I have always been running for the exit.
One foot lifted, one arm outstretched.
Frozen mid-stride, but never still.
I run because that is what I am made to do.
I run because somebody must show the way.
When the fire starts, the world is thrown into sharp relief.
Everything unnecessary falls away.
The noise, the panic, the heat – nothing touches me.
I know my purpose.
I know what I have to do.
I have worked in this theatre since it opened its doors.
But I am not an actor or an usher or a stagehand.
I will never receive applause or accolades or awards.
My job is still important.
My job is to keep people safe.
When the fire starts, my work begins – and in a way, it also ends.
Not because I leave, but because they do.
For years they have walked past me, hardly noticed me, barely seen me.
But today, they look up.
Today, they follow.
Today, I can do my job.
When the fire starts, they run beneath me.
Rushing through the doors.
Rushing towards safety and freedom.
I do not know how the fire started, or where it is burning, or how it will end.
I only know that inside is danger, outside is safety, and I am the line between them.
When the fire starts, they leave their bags behind. Their coats. Their tickets.
Some forget their composure. Some forget their manners.
But nobody forgets me.
They hear me, though I have no voice.
They know me, though I have no face.
They trust me, though I have no name.
“This way”, I cry, without words.
And they follow.
When the fire starts, I know I will never leave.
People carry each other – their friends, their colleagues, the stranger sat next to them.
But nobody carries me.
Nobody takes down the sign above the door.
But I do not need to be carried.
I do not need to be saved.
When the fire starts, I will keep running.
Running above their heads.
Running across the doorway.
Running in every darkened hall.
I will always be running for the exit, because somebody must.
I will always be running for the exit, even if I know I can never reach it.
I will always be running for the exit, because that is how I show you the way.
Hopefully it’s clear that this isn’t a story about a person, but about the “running man” who appears on emergency exit signs around the world. It’s an icon that was first devised by Japanese graphic designer Yukio Ota in 1970 and adopted as an international symbol in 1985.
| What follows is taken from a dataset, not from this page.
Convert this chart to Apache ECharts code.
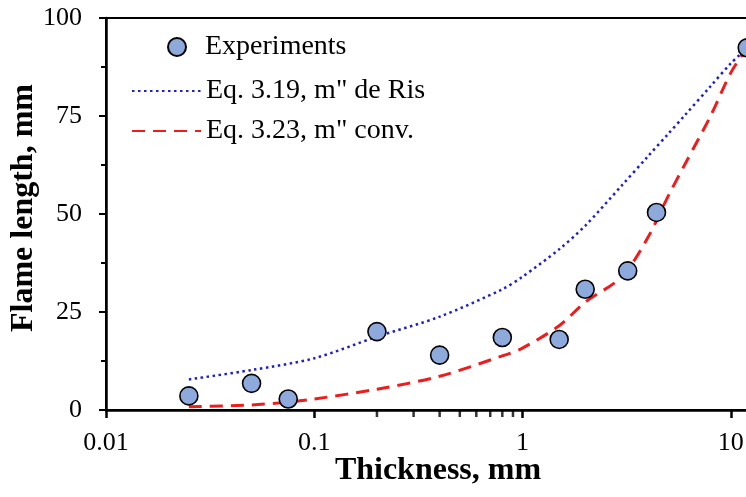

I was sitting in the theatre on Friday evening, waiting for the second half to start, and my eye was drawn to the emergency exit signs. It struck me that there’s a certain sort of tragedy to the running man – although he guides people to the exit, in a real fire his sign will be burnt to a crisp. I wrote the first draft on the train home, and I finished it today.
I found the “when the fire starts” line almost immediately, but the early drafts were more vague about the protagonist. I thought it would be fun to be quite mysterious, to make it a shocking realisation that they’re actually a pictogram. I realised it was too subtle – I don’t think you’d necessarily work out who I was talking about. I rewrote it so you get the “twist” much earlier, and I think the concept still works.
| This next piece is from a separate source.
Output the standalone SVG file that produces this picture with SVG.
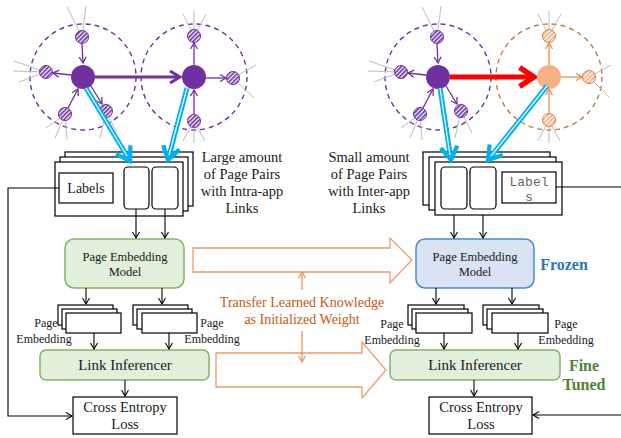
<svg xmlns="http://www.w3.org/2000/svg" width="621" height="438" viewBox="0 0 621 438" font-family="'Liberation Serif', 'DejaVu Serif', serif">
<style>
text{fill:#1a1a1a}
.t15{font-size:14.5px}
.t13{font-size:12.5px}
.t12{font-size:12px}
.box{fill:#fff;stroke:#000;stroke-width:1.2}
.green{fill:#e2efda;stroke:#82b366;stroke-width:1.5}
.blue{fill:#dae3f3;stroke:#4a8ac9;stroke-width:1.5}
.ln{stroke:#000;stroke-width:1.1;fill:none}
.gray{stroke:#bdbdbd;stroke-width:1;fill:none}
.pdash{stroke:#7030a0;stroke-width:1.4;fill:none;stroke-dasharray:5 4}
.odash{stroke:#c57b45;stroke-width:1.4;fill:none;stroke-dasharray:5 4}
.parr{stroke:#7030a0;stroke-width:1.3;fill:none}
.oarr{stroke:#ed8d50;stroke-width:1.3;fill:none}
.hollow{fill:#fff;stroke:#ed9c6a;stroke-width:1.3}
.cyan{stroke:#00b0f0;stroke-width:5;fill:none}
.cyanw{stroke:#e6f8ff;stroke-width:1.3;fill:none}
</style>
<defs>
<pattern id="hp" patternUnits="userSpaceOnUse" width="3" height="3" patternTransform="rotate(45)"><rect width="3" height="3" fill="#fff"/><rect width="1.7" height="3" fill="#7030a0"/></pattern>
<pattern id="ho" patternUnits="userSpaceOnUse" width="3" height="3" patternTransform="rotate(45)"><rect width="3" height="3" fill="#fff"/><rect width="1.5" height="3" fill="#f4a46e"/></pattern>
<marker id="ab" markerUnits="userSpaceOnUse" markerWidth="12" markerHeight="12" refX="0" refY="0" viewBox="-7 -6 8 12" orient="auto"><path d="M-6,-3.5 L0,0 L-6,3.5" fill="none" stroke="#000" stroke-width="1.1"/></marker>
<marker id="ap" markerUnits="userSpaceOnUse" markerWidth="12" markerHeight="12" refX="0" refY="0" viewBox="-7 -6 8 12" orient="auto"><path d="M-6,-3.5 L0,0 L-6,3.5" fill="none" stroke="#7030a0" stroke-width="1.3"/></marker>
<marker id="apb" markerUnits="userSpaceOnUse" markerWidth="18" markerHeight="18" refX="0" refY="0" viewBox="-12 -9 13 18" orient="auto"><path d="M-10,-6 L0,0 L-10,6" fill="none" stroke="#7030a0" stroke-width="3"/></marker>
<marker id="ao" markerUnits="userSpaceOnUse" markerWidth="12" markerHeight="12" refX="0" refY="0" viewBox="-7 -6 8 12" orient="auto"><path d="M-6,-3.5 L0,0 L-6,3.5" fill="none" stroke="#ed8d50" stroke-width="1.3"/></marker>
<marker id="ar" markerUnits="userSpaceOnUse" markerWidth="24" markerHeight="24" refX="0" refY="0" viewBox="-14 -10 16 20" orient="auto"><path d="M-12,-8 L0,0 L-12,8" fill="none" stroke="#ff0000" stroke-width="4.5" stroke-linejoin="miter"/></marker>
<marker id="ac" markerUnits="userSpaceOnUse" markerWidth="24" markerHeight="24" refX="0" refY="0" viewBox="-14 -10 16 20" orient="auto"><path d="M-11,-7 L0,0 L-11,7" fill="none" stroke="#00b0f0" stroke-width="3.5"/></marker>
<marker id="ath" markerUnits="userSpaceOnUse" markerWidth="12" markerHeight="12" refX="0" refY="0" viewBox="-7 -6 8 12" orient="auto"><path d="M-6,-3.5 L0,0 L-6,3.5" fill="none" stroke="#ed8d50" stroke-width="1.2"/></marker>
</defs>

<!-- Left graph -->
<g id="graph-left">
  <circle class="pdash" cx="83" cy="77" r="53"/>
  <circle class="pdash" cx="194" cy="77" r="53"/>
  <g class="gray">
    <path d="M82,37 L67,7 M82,37 L86,6"/>
    <path d="M46,72 L14,61 M46,72 L13,71 M46,72 L19,82"/>
    <path d="M65,114 L46,128 M65,114 L55,138 M65,114 L67,140"/>
    <path d="M106,111 L100,138 M106,111 L117,133"/>
    <path d="M194,36 L183,14 M194,36 L194,11 M194,36 L206,14"/>
    <path d="M233,78 L256,65 M233,78 L254,98"/>
    <path d="M194,121 L183,141 M194,121 L194,143 M194,121 L205,141"/>
  </g>
  <path class="parr" d="M82,44 L83,63" marker-end="url(#ap)"/>
  <path class="parr" d="M71,75 L53,73" marker-end="url(#ap)"/>
  <path class="parr" d="M68,108 L78,89" marker-end="url(#ap)"/>
  <path class="parr" d="M91,86 L102,104" marker-end="url(#ap)"/>
  <path class="parr" d="M194,65 L194,43" marker-end="url(#ap)"/>
  <path class="parr" d="M206,78 L226,78" marker-end="url(#ap)"/>
  <path class="parr" d="M194,114 L194,90" marker-end="url(#ap)"/>
  <path d="M95,77 L180,77" stroke="#7030a0" stroke-width="2.8" fill="none" marker-end="url(#apb)"/>
  <g fill="url(#hp)" stroke="#7030a0" stroke-width="1">
    <circle cx="82" cy="37" r="6.5"/>
    <circle cx="46" cy="72" r="6.5"/>
    <circle cx="65" cy="114" r="6.5"/>
    <circle cx="106" cy="111" r="6.5"/>
    <circle cx="194" cy="36" r="6.5"/>
    <circle cx="233" cy="78" r="6.5"/>
    <circle cx="194" cy="121" r="6.5"/>
  </g>
  <circle cx="83" cy="77" r="12" fill="#7030a0"/>
  <circle cx="194" cy="77" r="12" fill="#7030a0"/>
</g>

<!-- Right graph -->
<g id="graph-right">
  <circle class="pdash" cx="438" cy="77" r="53"/>
  <circle class="odash" cx="549" cy="77" r="53"/>
  <g class="gray">
    <path d="M437,37 L422,7 M437,37 L441,6"/>
    <path d="M401,72 L369,61 M401,72 L368,71 M401,72 L374,82"/>
    <path d="M420,114 L401,128 M420,114 L410,138 M420,114 L422,140"/>
    <path d="M461,111 L455,138 M461,111 L472,133"/>
    <path d="M549,36 L538,14 M549,36 L549,11 M549,36 L561,14"/>
    <path d="M589,77 L611,65 M589,77 L609,97"/>
    <path d="M549,120 L538,141 M549,120 L549,143 M549,120 L560,141"/>
  </g>
  <path class="parr" d="M437,44 L438,63" marker-end="url(#ap)"/>
  <path class="parr" d="M426,75 L408,73" marker-end="url(#ap)"/>
  <path class="parr" d="M423,108 L433,89" marker-end="url(#ap)"/>
  <path class="parr" d="M446,86 L457,104" marker-end="url(#ap)"/>
  <path class="oarr" d="M549,65 L549,43" marker-end="url(#ao)"/>
  <path class="oarr" d="M561,77 L582,77" marker-end="url(#ao)"/>
  <path class="oarr" d="M549,113 L549,89" marker-end="url(#ao)"/>
  <path d="M450,77 L534,77" stroke="#ff0000" stroke-width="5" fill="none" marker-end="url(#ar)"/>
  <g fill="url(#hp)" stroke="#7030a0" stroke-width="1">
    <circle cx="437" cy="37" r="6.5"/>
    <circle cx="401" cy="72" r="6.5"/>
    <circle cx="420" cy="114" r="6.5"/>
    <circle cx="461" cy="111" r="6.5"/>
  </g>
  <g fill="url(#ho)" stroke="#e0793a" stroke-width="1">
    <circle cx="549" cy="36" r="6.5"/>
    <circle cx="589" cy="77" r="6.5"/>
    <circle cx="549" cy="120" r="6.5"/>
  </g>
  <circle cx="438" cy="77" r="12" fill="#7030a0"/>
  <circle cx="549" cy="77" r="12" fill="#f4b183"/>
</g>

<!-- Left page pair stack -->
<g id="pairs-left">
  <rect class="box" x="65" y="152" width="128" height="54"/>
  <rect class="box" x="60" y="157" width="128" height="54"/>
  <rect class="box" x="55" y="162" width="128" height="54"/>
  <rect class="box" x="59" y="173" width="54" height="30"/>
  <text x="86" y="193" text-anchor="middle" font-size="14">Labels</text>
  <rect class="box" x="124" y="167" width="25" height="42" rx="4"/>
  <rect class="box" x="152" y="167" width="26" height="42" rx="4"/>
</g>
<g id="desc-left">
  <text class="t15" text-anchor="middle"><tspan x="242" y="162">Large amount</tspan><tspan x="242" y="179">of Page Pairs</tspan><tspan x="242" y="196">with Intra-app</tspan><tspan x="242" y="213">Links</tspan></text>
</g>

<!-- Right page pair stack -->
<g id="pairs-right">
  <rect class="box" x="423" y="152" width="127" height="53"/>
  <rect class="box" x="429" y="157" width="127" height="53"/>
  <rect class="box" x="435" y="162" width="127" height="53"/>
  <rect class="box" x="441" y="167" width="26" height="42" rx="4"/>
  <rect class="box" x="470" y="167" width="26" height="42" rx="4"/>
  <rect class="box" x="502" y="172" width="54" height="31"/>
  <text x="529" y="186" text-anchor="middle" font-family="'Liberation Mono', 'Courier New', monospace" font-size="13" style="fill:#666">Label</text>
  <text x="529" y="201" text-anchor="middle" font-family="'Liberation Mono', 'Courier New', monospace" font-size="13" style="fill:#666">s</text>
</g>
<g id="desc-right">
  <text class="t15" text-anchor="middle"><tspan x="369" y="162">Small amount</tspan><tspan x="369" y="179">of Page Pairs</tspan><tspan x="369" y="196">with Inter-app</tspan><tspan x="369" y="213">Links</tspan></text>
</g>

<!-- Page Embedding Models -->
<g id="pem-left">
  <rect class="green" x="65" y="239" width="119" height="49" rx="9"/>
  <text class="t13" text-anchor="middle"><tspan x="125" y="261">Page Embedding</tspan><tspan x="125" y="276">Model</tspan></text>
</g>
<g id="pem-right">
  <rect class="blue" x="416" y="239" width="118" height="49" rx="9"/>
  <text class="t13" text-anchor="middle"><tspan x="475" y="261">Page Embedding</tspan><tspan x="475" y="276">Model</tspan></text>
</g>
<g id="frozen"><text x="564" y="270" text-anchor="middle" font-size="16" font-weight="bold" style="fill:#2e75b6">Frozen</text></g>

<!-- Embedding stacks -->
<g id="emb-left-1">
  <rect class="box" x="58" y="305" width="55" height="20"/>
  <rect class="box" x="62" y="309" width="55" height="20"/>
  <rect class="box" x="66" y="313" width="55" height="20"/>
  <text class="t12" text-anchor="middle"><tspan x="46" y="327">Page</tspan><tspan x="44" y="343">Embedding</tspan></text>
</g>
<g id="emb-left-2">
  <rect class="box" x="133" y="305" width="55" height="20"/>
  <rect class="box" x="137" y="309" width="55" height="20"/>
  <rect class="box" x="142" y="313" width="55" height="20"/>
  <text class="t12" text-anchor="middle"><tspan x="212" y="327">Page</tspan><tspan x="212" y="343">Embedding</tspan></text>
</g>
<g id="emb-right-1">
  <rect class="box" x="408" y="305" width="56" height="20"/>
  <rect class="box" x="412" y="309" width="56" height="20"/>
  <rect class="box" x="416" y="313" width="56" height="20"/>
  <text class="t12" text-anchor="middle"><tspan x="392" y="328">Page</tspan><tspan x="392" y="344">Embedding</tspan></text>
</g>
<g id="emb-right-2">
  <rect class="box" x="483" y="305" width="56" height="20"/>
  <rect class="box" x="487" y="309" width="56" height="20"/>
  <rect class="box" x="492" y="313" width="56" height="20"/>
  <text class="t12" text-anchor="middle"><tspan x="566" y="328">Page</tspan><tspan x="566" y="344">Embedding</tspan></text>
</g>

<!-- Link Inferencers -->
<g id="li-left">
  <rect class="green" x="40" y="350" width="169" height="30" rx="6"/>
  <text x="125" y="370" text-anchor="middle" font-size="15">Link Inferencer</text>
</g>
<g id="li-right">
  <rect class="green" x="390" y="350" width="170" height="30" rx="6"/>
  <text x="475" y="370" text-anchor="middle" font-size="15">Link Inferencer</text>
</g>
<g id="finetuned"><text text-anchor="middle" font-size="16" font-weight="bold" style="fill:#548235"><tspan x="584" y="371">Fine</tspan><tspan x="584" y="390">Tuned</tspan></text></g>

<!-- Losses -->
<g id="loss-left">
  <rect class="box" x="73" y="397" width="104" height="37"/>
  <text class="t15" text-anchor="middle"><tspan x="125" y="412">Cross Entropy</tspan><tspan x="125" y="429">Loss</tspan></text>
</g>
<g id="loss-right">
  <rect class="box" x="429" y="397" width="103" height="37"/>
  <text class="t15" text-anchor="middle"><tspan x="481" y="412">Cross Entropy</tspan><tspan x="481" y="429">Loss</tspan></text>
</g>

<!-- Transfer -->
<g id="transfer">
  <path class="hollow" d="M193,248 L390,248 L390,238 L412,260 L390,283 L390,272 L193,272 Z"/>
  <path class="hollow" d="M216,353 L362,353 L362,342 L386,370 L362,398 L362,387 L216,387 Z"/>
  <text text-anchor="middle" font-size="14" style="fill:#c55a11"><tspan x="302" y="307">Transfer Learned Knowledge</tspan><tspan x="302" y="324">as Initialized Weight</tspan></text>
  <path d="M302,290 L302,272" stroke="#ed8d50" stroke-width="1.2" fill="none" marker-end="url(#ath)"/>
  <path d="M302,331 L302,362" stroke="#ed8d50" stroke-width="1.2" fill="none" marker-end="url(#ath)"/>
</g>

<!-- Connectors -->
<g id="connectors">
  <path class="cyan" d="M86,88 L130,161" marker-end="url(#ac)"/>
  <path class="cyanw" d="M86,88 L127,156"/>
  <path class="cyan" d="M187,88 L168,160" marker-end="url(#ac)"/>
  <path class="cyanw" d="M187,88 L169,155"/>
  <path class="cyan" d="M440,88 L451,160" marker-end="url(#ac)"/>
  <path class="cyanw" d="M440,88 L450,155"/>
  <path class="cyan" d="M547,86 L488,160" marker-end="url(#ac)"/>
  <path class="cyanw" d="M547,86 L491,156"/>

  <path class="ln" d="M136,209 L136,238" marker-end="url(#ab)"/>
  <path class="ln" d="M165,209 L165,238" marker-end="url(#ab)"/>
  <path class="ln" d="M454,215 L454,238" marker-end="url(#ab)"/>
  <path class="ln" d="M483,215 L483,238" marker-end="url(#ab)"/>

  <path class="ln" d="M86,288 L86,304" marker-end="url(#ab)"/>
  <path class="ln" d="M162,288 L162,304" marker-end="url(#ab)"/>
  <path class="ln" d="M436,288 L436,304" marker-end="url(#ab)"/>
  <path class="ln" d="M512,288 L512,304" marker-end="url(#ab)"/>

  <path class="ln" d="M94,333 L94,349" marker-end="url(#ab)"/>
  <path class="ln" d="M169,333 L169,349" marker-end="url(#ab)"/>
  <path class="ln" d="M444,333 L444,349" marker-end="url(#ab)"/>
  <path class="ln" d="M518,333 L518,349" marker-end="url(#ab)"/>

  <path class="ln" d="M125,380 L125,396" marker-end="url(#ab)"/>
  <path class="ln" d="M474,380 L474,396" marker-end="url(#ab)"/>

  <path class="ln" d="M59,188 L8,188 L8,416 L72,416" marker-end="url(#ab)"/>
  <path class="ln" d="M556,187 L621,187"/>
  <path class="ln" d="M621,415 L533,415" marker-end="url(#ab)"/>
</g>
</svg>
Another change in the second draft was the line breaks. I use semantic linebreaks in my source code, but they get removed in the rendered site. A paragraph gets compressed into a single line. That’s fine for most prose, but I realised I was losing something in this short story. Leaning into the line breaks highlights the repetition and the structure of the words, so I put them back. It gives the story an almost poetic quality.
I’ve always been able to find stories in the everyday and the mundane – a pencil is a rocket ship, a plate is a building, a sock is a cave. The only surprising thing about this idea is that it’s taken me this long to turn the running man into a character in one of my stories.
I really enjoyed writing this, so maybe you’ll see more short stories in the future. I have a lot of ideas, but not much experience turning them into written prose. Watch this space!